Alex Taylor III is a senior editor at Fortune Magazine, who has spent the better part of his career covering the automotive industry. Over the years he has seen a lot of changes at GM — but not the kind that were needed to save the company.
The story of General Motors since the 1960s is a tale of accelerating irrelevance. Customer preferences changed, competition tightened, technology made big leaps, and GM was always driving a lap behind.
Should the government bail GM out of its financial tailspin?
If Washington wants to bail out GM, it’s fine with me. A lot of short-term angst will be avoided, and taxpayer money has been spent for worse purposes. But you have to wonder whether the insular, self-absorbed culture that still dominates GM is up to the job of restructuring the company quickly enough to make it profitable and competitive again. GM has been on a downward path ever since I began covering it. What is going to make it different this time?
Cal Thomas, on why a federal bailout for the big three automakers is a bad idea:
The argument made by those favoring a bailout of Detroit is that it will save more than 100,000 jobs in the auto and related industries. But what good does that do if people are not buying cars in sufficient numbers to allow the Big Three to make a profit? This becomes the kind of corporate welfare Democrats decry when it comes to Wall Street. But, then, Wall Street isn’t unionized and Democrats want and need the union vote.
A free market is a powerful shaper of ingenuity — if the government will get out of the way and let it operate.

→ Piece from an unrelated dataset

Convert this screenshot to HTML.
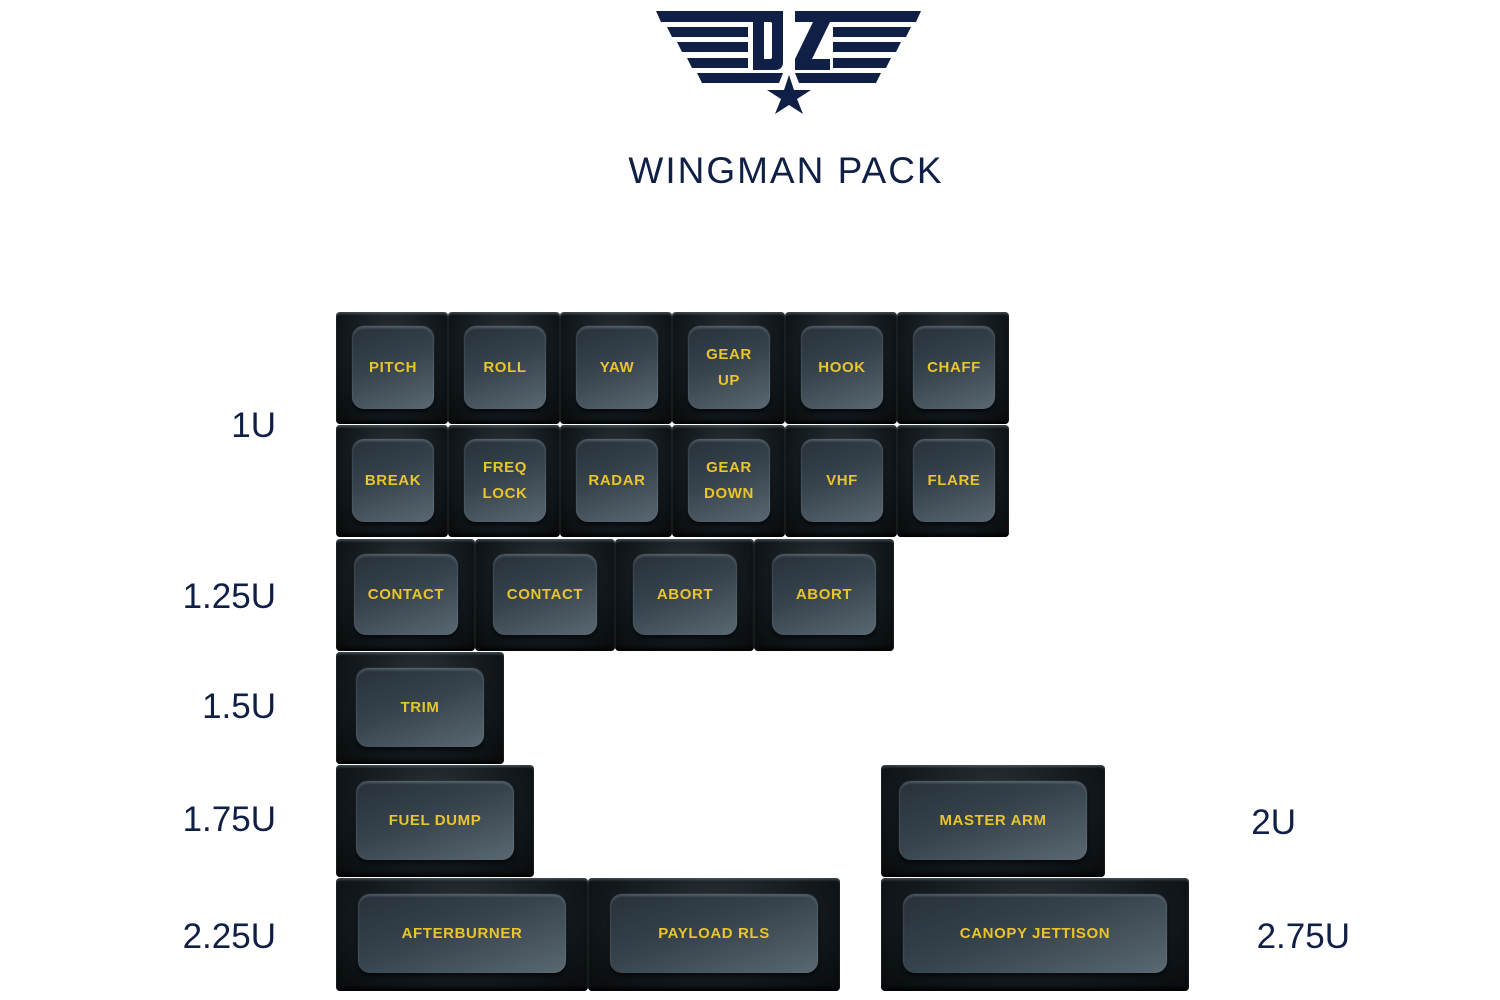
<!DOCTYPE html>
<html><head><meta charset="utf-8"><style>
*{margin:0;padding:0;box-sizing:border-box}
body{width:1500px;height:1000px;background:#fff;position:relative;overflow:hidden;font-family:"Liberation Sans",sans-serif}
.k{position:absolute;border-radius:4px;background:radial-gradient(ellipse at 50% 30%,#2a3338 0%,#12181c 60%,#080b0d 100%);box-shadow:inset 0 2px 2px rgba(150,165,175,.35),inset 0 -3px 3px rgba(0,0,0,.8)}
.t{position:absolute;border-radius:12px;background:linear-gradient(160deg,#27313a 0%,#36434c 45%,#5a6871 100%);box-shadow:0 -1px 1px rgba(170,185,195,.45),0 3px 4px rgba(0,0,0,.6),inset 0 1px 2px rgba(160,175,185,.35);display:flex;align-items:center;justify-content:center;text-align:center;color:#e9c42b;font-size:15px;font-weight:bold;letter-spacing:.6px;line-height:26px}
.l{position:absolute;color:#0f1f45;font-size:35px;text-align:right;width:200px}
</style></head><body>
<svg width="1500" height="130" style="position:absolute;left:0;top:0" viewBox="0 0 1500 130">
<g fill="#0f1f45">
<polygon points="656,11 783,11 783,22 661,22"/>
<polygon points="667,27 748,27 748,37 672,37"/>
<polygon points="677,42 748,42 748,52 682,52"/>
<polygon points="687,58 748,58 748,68 692,68"/>
<polygon points="697,73 783,73 779,83 702,83"/>
<path d="M753,11 h22 q8,0 8,8 v43 q0,8 -8,8 h-22 z M764,22 v37 h6 q2,0 2,-2 v-33 q0,-2 -2,-2 z" fill-rule="evenodd"/>
<polygon points="795,11 830,11 830,22 812,59 830,59 830,70 795,70 795,59 813,22 795,22"/>
<polygon points="921,11 830,11 830,22 916,22"/>
<polygon points="911,27 833,27 833,37 906,37"/>
<polygon points="901,42 833,42 833,52 896,52"/>
<polygon points="891,58 833,58 833,68 886,68"/>
<polygon points="881,73 795,73 799,83 876,83"/>
<polygon points="789,75 794,90 811,90 797,99 803,114 789,105 775,114 781,99 767,90 784,90"/>
</g>
</svg>
<div style="position:absolute;left:0;width:1572px;top:150px;text-align:center;font-size:37px;color:#0f1f45;letter-spacing:2px">WINGMAN PACK</div>

<div class="l" style="left:76px;top:406px">1U</div>
<div class="l" style="left:76px;top:577px">1.25U</div>
<div class="l" style="left:76px;top:687px">1.5U</div>
<div class="l" style="left:76px;top:800px">1.75U</div>
<div class="l" style="left:76px;top:917px">2.25U</div>
<div class="l" style="left:1096px;top:803px">2U</div>
<div class="l" style="left:1150px;top:917px">2.75U</div>

<div class="k" style="left:336px;top:312px;width:112px;height:112px"><div class="t" style="left:16px;top:15px;width:82px;height:82px">PITCH</div></div>
<div class="k" style="left:448px;top:312px;width:112px;height:112px"><div class="t" style="left:16px;top:15px;width:82px;height:82px">ROLL</div></div>
<div class="k" style="left:560px;top:312px;width:112px;height:112px"><div class="t" style="left:16px;top:15px;width:82px;height:82px">YAW</div></div>
<div class="k" style="left:672px;top:312px;width:113px;height:112px"><div class="t" style="left:16px;top:15px;width:82px;height:82px">GEAR<br>UP</div></div>
<div class="k" style="left:785px;top:312px;width:112px;height:112px"><div class="t" style="left:16px;top:15px;width:82px;height:82px">HOOK</div></div>
<div class="k" style="left:897px;top:312px;width:112px;height:112px"><div class="t" style="left:16px;top:15px;width:82px;height:82px">CHAFF</div></div>

<div class="k" style="left:336px;top:425px;width:112px;height:112px"><div class="t" style="left:16px;top:15px;width:82px;height:82px">BREAK</div></div>
<div class="k" style="left:448px;top:425px;width:112px;height:112px"><div class="t" style="left:16px;top:15px;width:82px;height:82px">FREQ<br>LOCK</div></div>
<div class="k" style="left:560px;top:425px;width:112px;height:112px"><div class="t" style="left:16px;top:15px;width:82px;height:82px">RADAR</div></div>
<div class="k" style="left:672px;top:425px;width:113px;height:112px"><div class="t" style="left:16px;top:15px;width:82px;height:82px">GEAR<br>DOWN</div></div>
<div class="k" style="left:785px;top:425px;width:112px;height:112px"><div class="t" style="left:16px;top:15px;width:82px;height:82px">VHF</div></div>
<div class="k" style="left:897px;top:425px;width:112px;height:112px"><div class="t" style="left:16px;top:15px;width:82px;height:82px">FLARE</div></div>

<div class="k" style="left:336px;top:539px;width:139px;height:112px"><div class="t" style="left:18px;top:16px;width:104px;height:80px">CONTACT</div></div>
<div class="k" style="left:475px;top:539px;width:140px;height:112px"><div class="t" style="left:18px;top:16px;width:104px;height:80px">CONTACT</div></div>
<div class="k" style="left:615px;top:539px;width:139px;height:112px"><div class="t" style="left:18px;top:16px;width:104px;height:80px">ABORT</div></div>
<div class="k" style="left:754px;top:539px;width:140px;height:112px"><div class="t" style="left:18px;top:16px;width:104px;height:80px">ABORT</div></div>

<div class="k" style="left:336px;top:652px;width:168px;height:112px"><div class="t" style="left:20px;top:17px;width:128px;height:78px">TRIM</div></div>
<div class="k" style="left:336px;top:765px;width:198px;height:112px"><div class="t" style="left:20px;top:17px;width:158px;height:78px">FUEL DUMP</div></div>
<div class="k" style="left:881px;top:765px;width:224px;height:112px"><div class="t" style="left:18px;top:17px;width:188px;height:78px">MASTER ARM</div></div>

<div class="k" style="left:336px;top:878px;width:252px;height:113px"><div class="t" style="left:22px;top:17px;width:208px;height:78px">AFTERBURNER</div></div>
<div class="k" style="left:588px;top:878px;width:252px;height:113px"><div class="t" style="left:22px;top:17px;width:208px;height:78px">PAYLOAD RLS</div></div>
<div class="k" style="left:881px;top:878px;width:308px;height:113px"><div class="t" style="left:22px;top:17px;width:264px;height:78px">CANOPY JETTISON</div></div>
</body></html>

John Staddon is a Duke University professor who spends a lot of time as a guest professor in Britain, too. His experiences driving on either side of the Atlantic have given him a unique perspective on how the two countries regulate driving. He comes to a startling conclusion:
U.S. traffic policies are inducing a form of inattentional blindness in American drivers. When so many drivers say, after an accident, “I didn’t see him,” they’re not all lying.